В Москве она жила где-то на Немецкой улице за Елоховым мостом — даль неномерная, в особенности от батюшкиного дома в Зубове или от нас у Неопалимой Купины; однако бабушка нередко езжала кушать к батюшке и к нам и — что всего ужаснее — в своей карете, которая, как старинные колымаги, была без рессор, а просто на каких-то подпорках и на ремнях. Давным-давно эти кареты вывелись, и никто в таких уже и не ездил больше, а бабушка все придерживалась старины и своей кареты переменить не хотела. Раз как-то она у нас кушала, да и говорит мне после обеда:
— Далеко мне от тебя ехать домой, очень скучно, проводи-ка меня, вечерок посиди со мною, а своей карете вели приехать попозже.
— Как прикажете, — говорю я ей. Собрались и поехали мы.
Это было до двенадцатого года, весной, вскоре после Святой недели; мостовые предурные, в особенности на Покровке — раствор грязи с камнями. Поехали мы, вот пытка-то! карету со стороны на сторону так и качает, а снизу подтряхивает: я и так сяду, и этак, думаю, лучше будет, просто возможности нет сидеть; как ни сажусь — все дурно. А бабушка сидит стрелкой и не прислонится даже.
— Что ты, Елизавета, все вертишься? или тебе неловко? А карета моя, кажется, преспокойная, видишь, как качает — точно люлька.
Думаю себе: хороша люлька, всю душу вытрясло.
— Ну, я не скажу, чтобы ваша карета, бабушка, была покойная, наши кареты на рессорах во сто раз лучше; вы бы себе такую изволили заказать.
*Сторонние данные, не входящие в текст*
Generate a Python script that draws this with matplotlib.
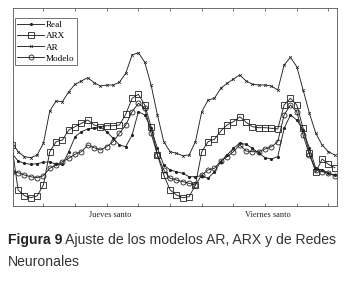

— Терпеть их не могу, моя покойнее; чем бы, казалось, не карета? Видишь ли, какие вы молодые привередницы и прихотницы, — говорила она смеясь. — Я, старуха, довольная каретой, а она находит, что не покойна, извольте думать!
Уж как я доехала, я и не знаю, а на ту беду я еще была в таком положении, что должна была беречь себя; от тряски чуть себе большой беды не нажила.
У бабушки и в доме все было по-старинному, как было в ее молодости, за пятьдесят лет тому назад: где шпалеры штофные, а где и просто по холсту расписанные стены, печи премудреные, на каких-то курьих ножках, из пестрых изразцов, мебель резная золоченая и белая, какой и я уже не застала в моем детстве. Во время французов дом сгорел, погорели и колымаги, и этому, грешный человек, я порадовалась.
Бабушка Прасковья Александровна носила и платье и чепцы по прежней моде. Благочестивая и добрая она была, любила меня и все родство свое. Детей она не имела и все свое имение оставила племяннику своего мужа. Епафродит Иванович Станкевич приходился ей родным по матери братом, только от другого отца, и был гораздо ее моложе; но она Станкевичам ничего не оставила, а все отдала мужнину племяннику, который после того продал и московский дом и подмосковную Ламоново.
Бабушка скончалась в 1824 году, октября 20. Смерть Анны Васильевны Титовой меня очень огорчила, хотя мы и не были с нею нисколько в родстве, но, будучи близкими соседками, так сдружились и сжились, что стали точно самые близкие родные. После того как у Титовых Апраксин купил Сокольники и отдал дочери своей Голицыной, Титовы стали жить у себя во владимирской деревне, в селе Амафорове по летам, а по зимам в Москве. Когда Анна Васильевна после двадцатилетнего упрямства решилась наконец дать согласие на замужество дочери своей Надежды Васильевны с Павлом Михайловичем Балк, то стала жить с ними. Они старушку успокаивали, и она последние годы своей жизни дожила тихо и счастливо. Она мало выезжала и все более сидела дома, потому что от золотухи, кинувшейся в лицо, она была обезображена и совестилась показываться людям, не коротко с нею знакомым. Это была самая первая из соседок, с которою я познакомилась. Когда вскоре после замужества я приехала с мужем в нашу подмосковную деревню, она меня обласкала и с тех пор, с 1.794 по 1825 г., мы всегда были одинаково друг к другу расположены, и между нами не было и тени размолвки. Она скончалась 6 февраля 1825 года, и хоронить ее повезли во владимирскую деревню.